А через минуту ушел большой черный автомобиль, куда-то исчезли военные, читавшие газеты у внутренних дверей, испарились, растворились ребята в зимних шапках и ботиках, караулившие на улице.
В Спасских воротах затрещали звонки, загорелись сигнальные лампочки, и огромная черная машина генерального комиссара государственной безопасности, верного соратника великого Сталина, Николая Ивановича Ежова, вихрем, не снижая скорости, пронеслась мимо охраны, въехала в Кремль.
А по замоскворецким улочкам пошел слух, что в закрытом детском доме был объявлен карантин – произошла вспышка чумы не то сибирской язвы.
Она жила в просторной и светлой комнате. Если у нее расстраивался желудок или болело горло, в помощь к няне, Марфе Дементьевне, приезжала дежурить сестра из кремлевки, а врач приходил дважды в день.
А когда она простудилась, ее выслушивал дедушка с теплыми, добрыми, дрожащими руками и две докторши.
Маму она видела ежедневно, но мама подолгу не оставалась около нее: когда Наде давали утреннюю кашу, мама говорила:
– Кушай, кушай, деточка, а я поеду в редакцию.
По вечерам к маме приезжали подруги. Иногда бывали папины гости. Тогда няня надевала накрахмаленную косынку, из столовой слышались голоса, стук вилок, медленный папин голос: «Ну что ж, придется выпить».
Случалось, кто-нибудь из гостей заходил посмотреть на нее. Иногда она, лежа в кроватке, притворялась спящей, но мама знала, что Надюша не спит, смеющимся голосом говорила: «Тише». А папин гость смотрел на Надюшу, и она ощущала запах вина. Мама говорила: «Спи, доченька, спи», целовала ее в лоб, и девочка снова ощущала легкий запах вина.

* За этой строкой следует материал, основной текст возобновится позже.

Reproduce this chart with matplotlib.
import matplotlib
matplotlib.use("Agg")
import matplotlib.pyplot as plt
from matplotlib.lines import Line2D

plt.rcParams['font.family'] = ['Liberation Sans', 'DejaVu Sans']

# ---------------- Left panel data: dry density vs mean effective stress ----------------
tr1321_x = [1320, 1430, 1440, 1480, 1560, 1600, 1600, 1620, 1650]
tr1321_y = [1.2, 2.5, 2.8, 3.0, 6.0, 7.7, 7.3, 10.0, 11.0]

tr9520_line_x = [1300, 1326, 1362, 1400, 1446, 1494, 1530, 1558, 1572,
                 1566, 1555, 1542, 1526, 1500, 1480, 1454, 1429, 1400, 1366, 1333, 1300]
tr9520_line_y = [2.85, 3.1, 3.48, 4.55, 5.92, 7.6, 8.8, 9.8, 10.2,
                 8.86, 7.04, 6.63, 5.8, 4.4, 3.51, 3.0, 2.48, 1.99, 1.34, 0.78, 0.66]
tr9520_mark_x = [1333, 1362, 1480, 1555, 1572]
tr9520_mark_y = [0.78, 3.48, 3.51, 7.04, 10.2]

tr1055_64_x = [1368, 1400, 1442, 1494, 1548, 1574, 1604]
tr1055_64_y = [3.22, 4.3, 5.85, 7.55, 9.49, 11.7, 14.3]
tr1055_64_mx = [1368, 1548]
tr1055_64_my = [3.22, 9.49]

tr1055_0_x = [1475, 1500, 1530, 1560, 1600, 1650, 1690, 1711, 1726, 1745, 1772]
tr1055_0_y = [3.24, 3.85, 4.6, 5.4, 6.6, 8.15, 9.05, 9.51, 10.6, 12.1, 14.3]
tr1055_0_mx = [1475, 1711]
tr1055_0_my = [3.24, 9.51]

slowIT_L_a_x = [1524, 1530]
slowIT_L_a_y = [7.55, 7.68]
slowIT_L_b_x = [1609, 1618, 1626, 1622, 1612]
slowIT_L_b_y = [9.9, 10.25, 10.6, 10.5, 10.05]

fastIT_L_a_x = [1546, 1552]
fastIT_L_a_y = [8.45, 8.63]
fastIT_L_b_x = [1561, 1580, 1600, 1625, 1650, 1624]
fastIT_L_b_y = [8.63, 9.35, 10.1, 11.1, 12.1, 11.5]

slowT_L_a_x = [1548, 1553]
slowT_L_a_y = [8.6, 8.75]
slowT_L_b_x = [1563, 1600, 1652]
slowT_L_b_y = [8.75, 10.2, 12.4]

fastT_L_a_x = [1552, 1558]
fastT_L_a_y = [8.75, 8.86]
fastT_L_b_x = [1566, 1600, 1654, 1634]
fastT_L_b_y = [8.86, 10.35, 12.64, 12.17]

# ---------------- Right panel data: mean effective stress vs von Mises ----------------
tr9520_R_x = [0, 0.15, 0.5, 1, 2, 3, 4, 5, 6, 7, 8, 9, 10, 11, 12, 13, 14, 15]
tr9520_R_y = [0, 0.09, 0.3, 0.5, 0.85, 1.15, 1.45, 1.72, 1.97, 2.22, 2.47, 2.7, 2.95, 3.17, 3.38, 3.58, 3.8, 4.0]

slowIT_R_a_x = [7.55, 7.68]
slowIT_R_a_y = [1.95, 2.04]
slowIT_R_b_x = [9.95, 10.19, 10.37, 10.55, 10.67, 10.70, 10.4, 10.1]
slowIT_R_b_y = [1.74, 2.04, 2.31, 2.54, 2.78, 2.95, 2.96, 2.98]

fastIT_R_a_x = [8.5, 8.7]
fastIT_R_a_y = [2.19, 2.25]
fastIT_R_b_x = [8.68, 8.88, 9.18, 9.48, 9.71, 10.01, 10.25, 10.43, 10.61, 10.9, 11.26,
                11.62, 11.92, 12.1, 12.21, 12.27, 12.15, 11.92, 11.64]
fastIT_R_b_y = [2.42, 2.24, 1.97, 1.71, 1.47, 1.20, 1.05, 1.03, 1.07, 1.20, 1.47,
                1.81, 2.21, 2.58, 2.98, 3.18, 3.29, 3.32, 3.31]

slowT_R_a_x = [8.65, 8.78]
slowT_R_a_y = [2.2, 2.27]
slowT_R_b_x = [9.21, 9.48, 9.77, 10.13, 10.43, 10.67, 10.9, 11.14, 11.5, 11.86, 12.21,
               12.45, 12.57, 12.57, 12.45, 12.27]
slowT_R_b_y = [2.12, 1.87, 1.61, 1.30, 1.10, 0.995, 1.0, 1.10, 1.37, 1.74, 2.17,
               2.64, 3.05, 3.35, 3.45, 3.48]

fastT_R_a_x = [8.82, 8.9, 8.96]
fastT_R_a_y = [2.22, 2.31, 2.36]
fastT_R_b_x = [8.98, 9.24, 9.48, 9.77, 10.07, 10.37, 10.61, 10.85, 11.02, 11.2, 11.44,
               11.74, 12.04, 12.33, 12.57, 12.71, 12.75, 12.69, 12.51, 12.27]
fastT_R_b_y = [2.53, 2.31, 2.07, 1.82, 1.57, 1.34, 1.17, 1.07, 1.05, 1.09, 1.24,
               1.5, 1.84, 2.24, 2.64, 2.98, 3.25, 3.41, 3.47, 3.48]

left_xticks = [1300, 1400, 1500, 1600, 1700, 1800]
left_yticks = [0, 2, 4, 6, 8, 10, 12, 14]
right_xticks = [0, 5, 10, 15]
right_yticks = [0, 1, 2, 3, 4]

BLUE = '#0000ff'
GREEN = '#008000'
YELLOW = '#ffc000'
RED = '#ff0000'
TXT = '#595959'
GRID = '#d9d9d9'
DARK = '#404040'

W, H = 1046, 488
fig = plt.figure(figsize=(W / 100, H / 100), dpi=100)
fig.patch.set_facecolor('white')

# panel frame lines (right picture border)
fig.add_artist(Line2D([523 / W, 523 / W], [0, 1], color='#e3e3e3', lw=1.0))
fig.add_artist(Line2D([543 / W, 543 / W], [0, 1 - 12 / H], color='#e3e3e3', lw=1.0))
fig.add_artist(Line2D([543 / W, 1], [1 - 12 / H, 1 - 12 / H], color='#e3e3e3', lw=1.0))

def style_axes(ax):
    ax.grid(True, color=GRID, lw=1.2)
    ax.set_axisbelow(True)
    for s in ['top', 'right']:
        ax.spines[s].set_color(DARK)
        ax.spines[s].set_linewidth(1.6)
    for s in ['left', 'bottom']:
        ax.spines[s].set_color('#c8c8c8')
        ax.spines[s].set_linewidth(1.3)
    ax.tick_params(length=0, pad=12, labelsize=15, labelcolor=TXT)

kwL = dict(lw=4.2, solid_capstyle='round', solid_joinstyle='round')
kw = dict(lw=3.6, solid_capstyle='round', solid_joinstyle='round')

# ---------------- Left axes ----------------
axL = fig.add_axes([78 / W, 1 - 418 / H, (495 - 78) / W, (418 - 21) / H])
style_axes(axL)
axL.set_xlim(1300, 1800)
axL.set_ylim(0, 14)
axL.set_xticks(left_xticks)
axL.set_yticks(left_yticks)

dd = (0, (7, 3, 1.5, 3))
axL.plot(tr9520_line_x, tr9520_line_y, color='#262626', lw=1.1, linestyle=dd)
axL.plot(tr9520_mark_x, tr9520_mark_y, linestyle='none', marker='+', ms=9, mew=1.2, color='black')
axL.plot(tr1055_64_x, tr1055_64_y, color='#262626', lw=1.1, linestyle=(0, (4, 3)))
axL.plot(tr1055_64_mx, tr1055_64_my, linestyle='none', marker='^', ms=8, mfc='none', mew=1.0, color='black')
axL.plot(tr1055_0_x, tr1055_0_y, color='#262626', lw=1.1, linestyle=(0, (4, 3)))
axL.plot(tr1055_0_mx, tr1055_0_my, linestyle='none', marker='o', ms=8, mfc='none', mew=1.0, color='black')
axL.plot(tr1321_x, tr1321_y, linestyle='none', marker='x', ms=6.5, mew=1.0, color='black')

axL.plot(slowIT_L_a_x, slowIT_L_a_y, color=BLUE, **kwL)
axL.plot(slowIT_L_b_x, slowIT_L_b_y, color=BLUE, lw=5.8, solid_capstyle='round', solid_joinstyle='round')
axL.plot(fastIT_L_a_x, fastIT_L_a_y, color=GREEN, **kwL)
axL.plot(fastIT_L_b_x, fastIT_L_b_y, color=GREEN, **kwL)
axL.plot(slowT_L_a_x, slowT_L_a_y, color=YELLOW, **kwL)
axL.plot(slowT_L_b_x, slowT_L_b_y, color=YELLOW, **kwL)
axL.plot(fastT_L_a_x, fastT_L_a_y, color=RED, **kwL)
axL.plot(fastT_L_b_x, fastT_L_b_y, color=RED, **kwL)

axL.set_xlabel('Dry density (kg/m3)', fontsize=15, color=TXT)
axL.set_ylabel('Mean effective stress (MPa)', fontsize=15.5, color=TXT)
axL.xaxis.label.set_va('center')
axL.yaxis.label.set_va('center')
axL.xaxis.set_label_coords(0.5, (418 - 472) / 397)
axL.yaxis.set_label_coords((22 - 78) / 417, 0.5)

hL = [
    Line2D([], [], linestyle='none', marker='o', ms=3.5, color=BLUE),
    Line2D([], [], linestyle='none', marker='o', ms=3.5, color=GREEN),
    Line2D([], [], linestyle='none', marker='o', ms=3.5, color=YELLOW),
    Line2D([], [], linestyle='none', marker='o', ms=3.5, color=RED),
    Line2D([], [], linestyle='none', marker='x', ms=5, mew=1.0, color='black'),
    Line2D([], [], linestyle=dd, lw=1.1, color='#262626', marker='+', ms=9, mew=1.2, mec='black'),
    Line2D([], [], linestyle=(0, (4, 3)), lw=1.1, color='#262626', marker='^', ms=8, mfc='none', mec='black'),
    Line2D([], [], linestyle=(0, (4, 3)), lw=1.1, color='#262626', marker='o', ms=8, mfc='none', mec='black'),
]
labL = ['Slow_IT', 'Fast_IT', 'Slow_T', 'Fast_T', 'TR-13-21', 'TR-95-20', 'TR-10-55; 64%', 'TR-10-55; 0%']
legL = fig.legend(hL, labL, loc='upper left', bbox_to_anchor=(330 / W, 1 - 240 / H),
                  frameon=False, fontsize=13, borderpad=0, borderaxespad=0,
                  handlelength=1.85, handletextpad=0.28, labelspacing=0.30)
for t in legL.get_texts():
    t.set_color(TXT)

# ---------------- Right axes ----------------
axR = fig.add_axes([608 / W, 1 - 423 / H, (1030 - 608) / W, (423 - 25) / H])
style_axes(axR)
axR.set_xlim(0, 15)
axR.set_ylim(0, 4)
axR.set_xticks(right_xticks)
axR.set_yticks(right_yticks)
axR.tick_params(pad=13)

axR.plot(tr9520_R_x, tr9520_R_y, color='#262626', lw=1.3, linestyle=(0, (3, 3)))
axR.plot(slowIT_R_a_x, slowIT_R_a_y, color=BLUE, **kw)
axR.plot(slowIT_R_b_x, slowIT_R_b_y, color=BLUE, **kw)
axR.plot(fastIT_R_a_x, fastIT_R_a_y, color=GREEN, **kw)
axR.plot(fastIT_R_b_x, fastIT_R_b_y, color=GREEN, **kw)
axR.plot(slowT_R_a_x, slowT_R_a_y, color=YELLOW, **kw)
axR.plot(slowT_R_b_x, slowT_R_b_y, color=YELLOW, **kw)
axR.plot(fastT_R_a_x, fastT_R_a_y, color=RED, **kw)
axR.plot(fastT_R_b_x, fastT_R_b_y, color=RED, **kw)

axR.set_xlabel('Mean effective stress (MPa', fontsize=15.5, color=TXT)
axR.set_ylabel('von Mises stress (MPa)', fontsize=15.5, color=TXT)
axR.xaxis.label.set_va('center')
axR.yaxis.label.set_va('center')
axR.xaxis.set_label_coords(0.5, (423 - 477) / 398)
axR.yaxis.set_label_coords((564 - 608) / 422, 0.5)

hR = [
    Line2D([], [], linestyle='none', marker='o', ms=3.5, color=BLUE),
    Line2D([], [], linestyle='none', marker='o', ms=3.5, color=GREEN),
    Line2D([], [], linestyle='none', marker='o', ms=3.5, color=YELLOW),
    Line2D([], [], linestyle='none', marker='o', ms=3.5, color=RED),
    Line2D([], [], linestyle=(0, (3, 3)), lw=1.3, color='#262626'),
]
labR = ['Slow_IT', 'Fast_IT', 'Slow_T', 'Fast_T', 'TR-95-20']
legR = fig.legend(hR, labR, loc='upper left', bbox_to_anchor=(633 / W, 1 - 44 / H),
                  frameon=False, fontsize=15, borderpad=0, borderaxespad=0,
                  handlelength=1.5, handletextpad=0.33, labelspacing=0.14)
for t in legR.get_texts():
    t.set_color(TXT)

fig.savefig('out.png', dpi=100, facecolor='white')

Марфа Дементьевна была выше ростом всех папиных гостей. Папа рядом с ней казался совсем маленьким. Ее все боялись, и гости, и папа, и мама, особенно папа; он поэтому старался пореже бывать дома.
Надя не боялась няни. Иногда Марфа Дементьевна брала Надю на руки, нараспев говорила:
– Бедная ты моя, девочка, несчастная ты моя.

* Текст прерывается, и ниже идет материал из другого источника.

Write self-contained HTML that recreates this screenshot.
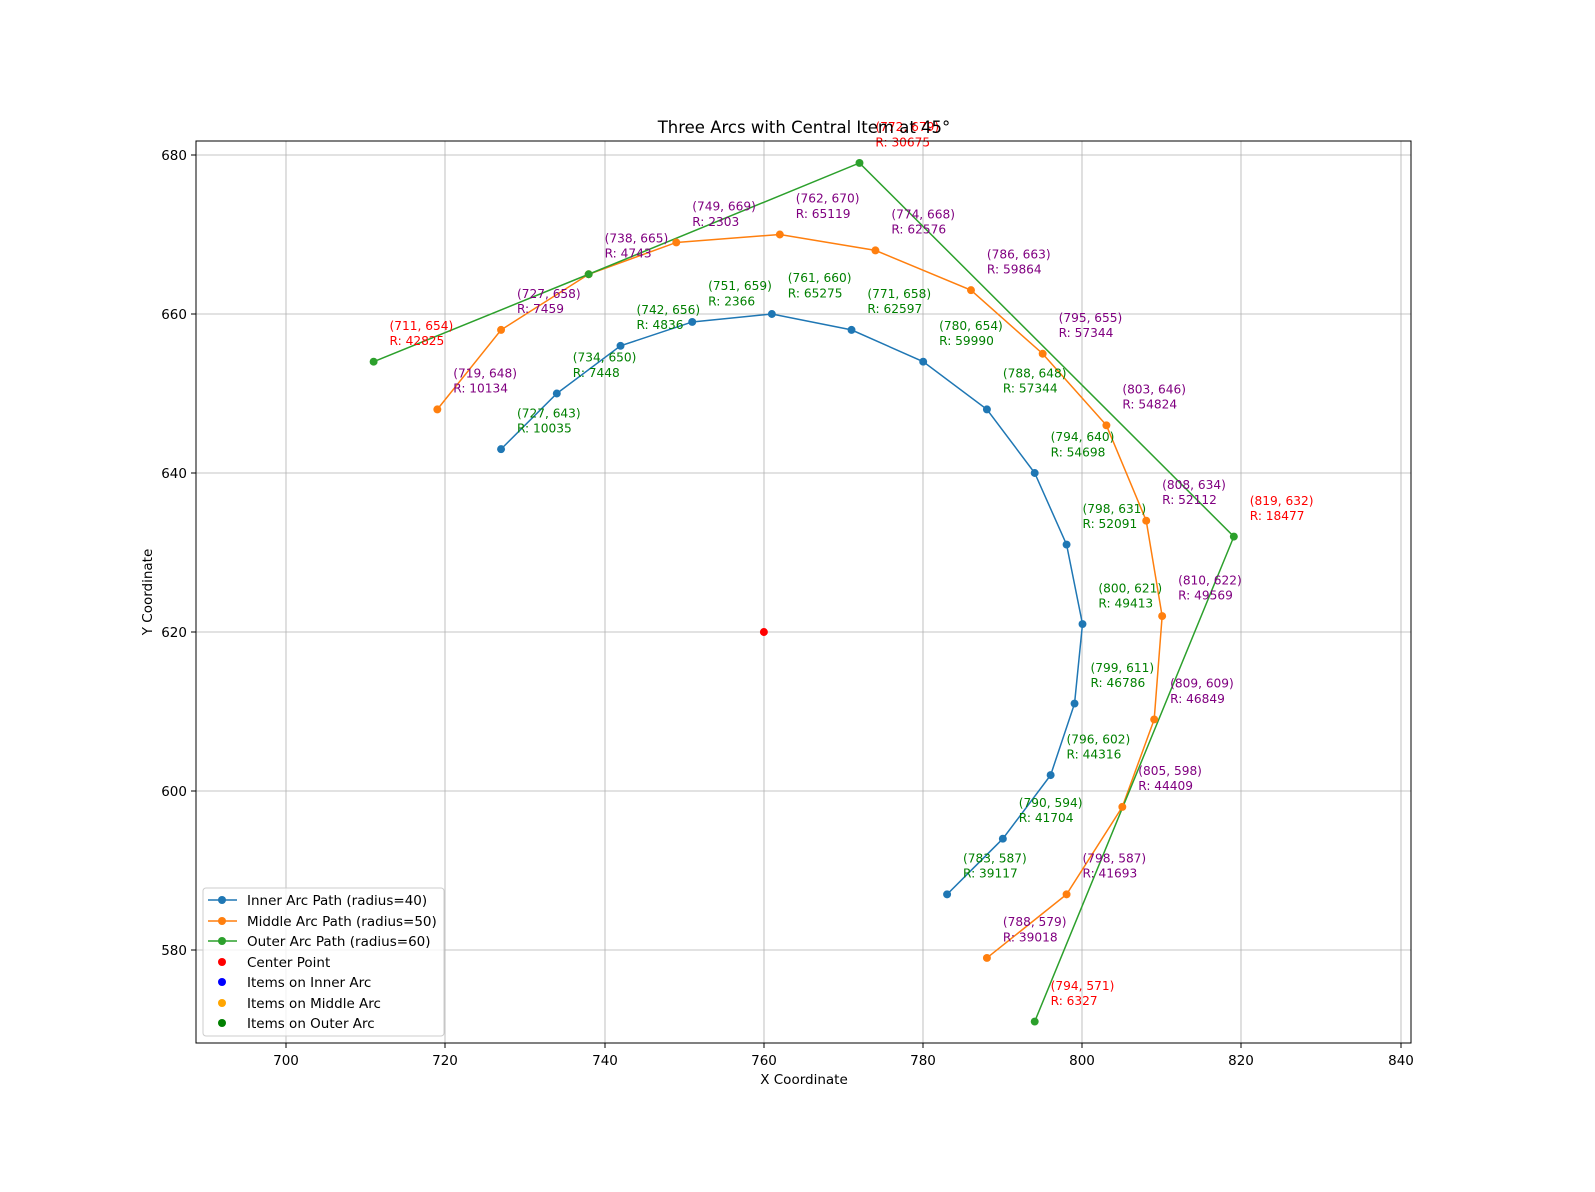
<!DOCTYPE html>
<html><head><meta charset="utf-8"><style>
html,body{margin:0;padding:0;background:#fff;overflow:hidden;width:1595px;height:1192px}
svg{display:block;font-family:"DejaVu Sans","Liberation Sans",sans-serif}
</style></head><body>
<svg width="1595" height="1192" viewBox="0 0 1595 1192" xmlns="http://www.w3.org/2000/svg">
<rect width="1595" height="1192" fill="#fff"/>
<g stroke="#b0b0b0" stroke-width="0.8">
<line x1="286" y1="141" x2="286" y2="1043"/><line x1="445" y1="141" x2="445" y2="1043"/><line x1="605" y1="141" x2="605" y2="1043"/><line x1="764" y1="141" x2="764" y2="1043"/><line x1="923" y1="141" x2="923" y2="1043"/><line x1="1082" y1="141" x2="1082" y2="1043"/><line x1="1241" y1="141" x2="1241" y2="1043"/><line x1="1401" y1="141" x2="1401" y2="1043"/>
<line x1="196" y1="155" x2="1411" y2="155"/><line x1="196" y1="314" x2="1411" y2="314"/><line x1="196" y1="473" x2="1411" y2="473"/><line x1="196" y1="632" x2="1411" y2="632"/><line x1="196" y1="791" x2="1411" y2="791"/><line x1="196" y1="950" x2="1411" y2="950"/>
</g>
<g transform="translate(-5289.5,5561) scale(7.965,7.95)">
<polyline fill="none" stroke="#1f77b4" stroke-width="1.5" vector-effect="non-scaling-stroke" points="727,-643 734,-650 742,-656 751,-659 761,-660 771,-658 780,-654 788,-648 794,-640 798,-631 800,-621 799,-611 796,-602 790,-594 783,-587"/>
<polyline fill="none" stroke="#ff7f0e" stroke-width="1.5" vector-effect="non-scaling-stroke" points="719,-648 727,-658 738,-665 749,-669 762,-670 774,-668 786,-663 795,-655 803,-646 808,-634 810,-622 809,-609 805,-598 798,-587 788,-579"/>
<polyline fill="none" stroke="#2ca02c" stroke-width="1.5" vector-effect="non-scaling-stroke" points="711,-654 738,-665 772,-679 819,-632 794,-571"/>
<g fill="#1f77b4"><circle cx="727" cy="-643" r="0.5"/><circle cx="734" cy="-650" r="0.5"/><circle cx="742" cy="-656" r="0.5"/><circle cx="751" cy="-659" r="0.5"/><circle cx="761" cy="-660" r="0.5"/><circle cx="771" cy="-658" r="0.5"/><circle cx="780" cy="-654" r="0.5"/><circle cx="788" cy="-648" r="0.5"/><circle cx="794" cy="-640" r="0.5"/><circle cx="798" cy="-631" r="0.5"/><circle cx="800" cy="-621" r="0.5"/><circle cx="799" cy="-611" r="0.5"/><circle cx="796" cy="-602" r="0.5"/><circle cx="790" cy="-594" r="0.5"/><circle cx="783" cy="-587" r="0.5"/></g>
<g fill="#ff7f0e"><circle cx="719" cy="-648" r="0.5"/><circle cx="727" cy="-658" r="0.5"/><circle cx="738" cy="-665" r="0.5"/><circle cx="749" cy="-669" r="0.5"/><circle cx="762" cy="-670" r="0.5"/><circle cx="774" cy="-668" r="0.5"/><circle cx="786" cy="-663" r="0.5"/><circle cx="795" cy="-655" r="0.5"/><circle cx="803" cy="-646" r="0.5"/><circle cx="808" cy="-634" r="0.5"/><circle cx="810" cy="-622" r="0.5"/><circle cx="809" cy="-609" r="0.5"/><circle cx="805" cy="-598" r="0.5"/><circle cx="798" cy="-587" r="0.5"/><circle cx="788" cy="-579" r="0.5"/></g>
<g fill="#2ca02c"><circle cx="711" cy="-654" r="0.5"/><circle cx="738" cy="-665" r="0.5"/><circle cx="772" cy="-679" r="0.5"/><circle cx="819" cy="-632" r="0.5"/><circle cx="794" cy="-571" r="0.5"/></g>
<circle cx="760" cy="-620" r="0.5" fill="red"/>
<g font-size="1.53" fill="green">
<text x="729" y="-647">(727, 643)</text><text x="729" y="-645.1">R: 10035</text>
<text x="736" y="-654">(734, 650)</text><text x="736" y="-652.1">R: 7448</text>
<text x="744" y="-660">(742, 656)</text><text x="744" y="-658.1">R: 4836</text>
<text x="753" y="-663">(751, 659)</text><text x="753" y="-661.1">R: 2366</text>
<text x="763" y="-664">(761, 660)</text><text x="763" y="-662.1">R: 65275</text>
<text x="773" y="-662">(771, 658)</text><text x="773" y="-660.1">R: 62597</text>
<text x="782" y="-658">(780, 654)</text><text x="782" y="-656.1">R: 59990</text>
<text x="790" y="-652">(788, 648)</text><text x="790" y="-650.1">R: 57344</text>
<text x="796" y="-644">(794, 640)</text><text x="796" y="-642.1">R: 54698</text>
<text x="800" y="-635">(798, 631)</text><text x="800" y="-633.1">R: 52091</text>
<text x="802" y="-625">(800, 621)</text><text x="802" y="-623.1">R: 49413</text>
<text x="801" y="-615">(799, 611)</text><text x="801" y="-613.1">R: 46786</text>
<text x="798" y="-606">(796, 602)</text><text x="798" y="-604.1">R: 44316</text>
<text x="792" y="-598">(790, 594)</text><text x="792" y="-596.1">R: 41704</text>
<text x="785" y="-591">(783, 587)</text><text x="785" y="-589.1">R: 39117</text>
</g>
<g font-size="1.53" fill="purple">
<text x="721" y="-652">(719, 648)</text><text x="721" y="-650.1">R: 10134</text>
<text x="729" y="-662">(727, 658)</text><text x="729" y="-660.1">R: 7459</text>
<text x="740" y="-669">(738, 665)</text><text x="740" y="-667.1">R: 4743</text>
<text x="751" y="-673">(749, 669)</text><text x="751" y="-671.1">R: 2303</text>
<text x="764" y="-674">(762, 670)</text><text x="764" y="-672.1">R: 65119</text>
<text x="776" y="-672">(774, 668)</text><text x="776" y="-670.1">R: 62576</text>
<text x="788" y="-667">(786, 663)</text><text x="788" y="-665.1">R: 59864</text>
<text x="797" y="-659">(795, 655)</text><text x="797" y="-657.1">R: 57344</text>
<text x="805" y="-650">(803, 646)</text><text x="805" y="-648.1">R: 54824</text>
<text x="810" y="-638">(808, 634)</text><text x="810" y="-636.1">R: 52112</text>
<text x="812" y="-626">(810, 622)</text><text x="812" y="-624.1">R: 49569</text>
<text x="811" y="-613">(809, 609)</text><text x="811" y="-611.1">R: 46849</text>
<text x="807" y="-602">(805, 598)</text><text x="807" y="-600.1">R: 44409</text>
<text x="800" y="-591">(798, 587)</text><text x="800" y="-589.1">R: 41693</text>
<text x="790" y="-583">(788, 579)</text><text x="790" y="-581.1">R: 39018</text>
</g>
<g font-size="1.53" fill="red">
<text x="713" y="-658">(711, 654)</text><text x="713" y="-656.1">R: 42825</text>
<text x="774" y="-683">(772, 679)</text><text x="774" y="-681.1">R: 30675</text>
<text x="821" y="-636">(819, 632)</text><text x="821" y="-634.1">R: 18477</text>
<text x="796" y="-575">(794, 571)</text><text x="796" y="-573.1">R: 6327</text>
</g>
</g>
<rect x="196" y="141" width="1215" height="902" fill="none" stroke="#000" stroke-width="1"/>
<g stroke="#000" stroke-width="1">
<line x1="286" y1="1043" x2="286" y2="1048"/><line x1="445" y1="1043" x2="445" y2="1048"/><line x1="605" y1="1043" x2="605" y2="1048"/><line x1="764" y1="1043" x2="764" y2="1048"/><line x1="923" y1="1043" x2="923" y2="1048"/><line x1="1082" y1="1043" x2="1082" y2="1048"/><line x1="1241" y1="1043" x2="1241" y2="1048"/><line x1="1401" y1="1043" x2="1401" y2="1048"/>
<line x1="191" y1="155" x2="196" y2="155"/><line x1="191" y1="314" x2="196" y2="314"/><line x1="191" y1="473" x2="196" y2="473"/><line x1="191" y1="632" x2="196" y2="632"/><line x1="191" y1="791" x2="196" y2="791"/><line x1="191" y1="950" x2="196" y2="950"/>
</g>
<g font-size="13.5" text-anchor="middle">
<text x="286" y="1065">700</text><text x="445" y="1065">720</text><text x="605" y="1065">740</text><text x="764" y="1065">760</text><text x="923" y="1065">780</text><text x="1082" y="1065">800</text><text x="1241" y="1065">820</text><text x="1401" y="1065">840</text>
</g>
<g font-size="13.5" text-anchor="end">
<text x="187" y="160">680</text><text x="187" y="319">660</text><text x="187" y="478">640</text><text x="187" y="637">620</text><text x="187" y="796">600</text><text x="187" y="955">580</text>
</g>
<text x="804" y="1084" font-size="13.5" text-anchor="middle">X Coordinate</text>
<text transform="translate(152,592) rotate(-90)" font-size="13.5" text-anchor="middle">Y Coordinate</text>
<text x="804" y="133" font-size="16.5" text-anchor="middle">Three Arcs with Central Item at 45°</text>
<rect x="203" y="888" width="241" height="148" rx="3" fill="#fff" fill-opacity="0.8" stroke="#ccc"/>
<g font-size="13.5">
<line x1="208" y1="900" x2="237" y2="900" stroke="#1f77b4" stroke-width="1.5"/><circle cx="222" cy="900" r="4" fill="#1f77b4"/><text x="247" y="905">Inner Arc Path (radius=40)</text>
<line x1="208" y1="921" x2="237" y2="921" stroke="#ff7f0e" stroke-width="1.5"/><circle cx="222" cy="921" r="4" fill="#ff7f0e"/><text x="247" y="926">Middle Arc Path (radius=50)</text>
<line x1="208" y1="941" x2="237" y2="941" stroke="#2ca02c" stroke-width="1.5"/><circle cx="222" cy="941" r="4" fill="#2ca02c"/><text x="247" y="946">Outer Arc Path (radius=60)</text>
<circle cx="222" cy="962" r="4" fill="red"/><text x="247" y="967">Center Point</text>
<circle cx="222" cy="982" r="4" fill="blue"/><text x="247" y="987">Items on Inner Arc</text>
<circle cx="222" cy="1003" r="4" fill="orange"/><text x="247" y="1008">Items on Middle Arc</text>
<circle cx="222" cy="1023" r="4" fill="green"/><text x="247" y="1028">Items on Outer Arc</text>
</g>
</svg>
</body></html>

Если бы Надя и знала значение этих слов, она бы все равно не поняла, почему няня считает ее несчастной и бедной, – у нее было много игрушек, она жила в солнечной комнате, мама ее возила кататься, люди в красивых красно-синих фуражках выскакивали из будок, распахивали перед их автомобилем дачные ворота.
Но от тихого, ласкового голоса няни у девочки щемило сердце, хотелось плакать сладко, сладко, хотелось спрятаться мышкой в больших няниных руках.
Она знала главных маминых подруг и главных папиных гостей; знала, что когда приезжали папины гости, никогда не бывало маминых подруг.
Была рыжая, она называлась – подруга детства, с ней мама сидела возле Надиной кроватки и говорила: «Безумие, безумие». Был лысый, в очках, с улыбкой, от которой Надя всегда улыбалась, и Надя не знала, кто он, – подруга или гость. Похож он был на гостя, но приезжал он к маме и ее подругам. Когда он входил, мама улыбалась его улыбке, говорила: «Бабель к нам приехал».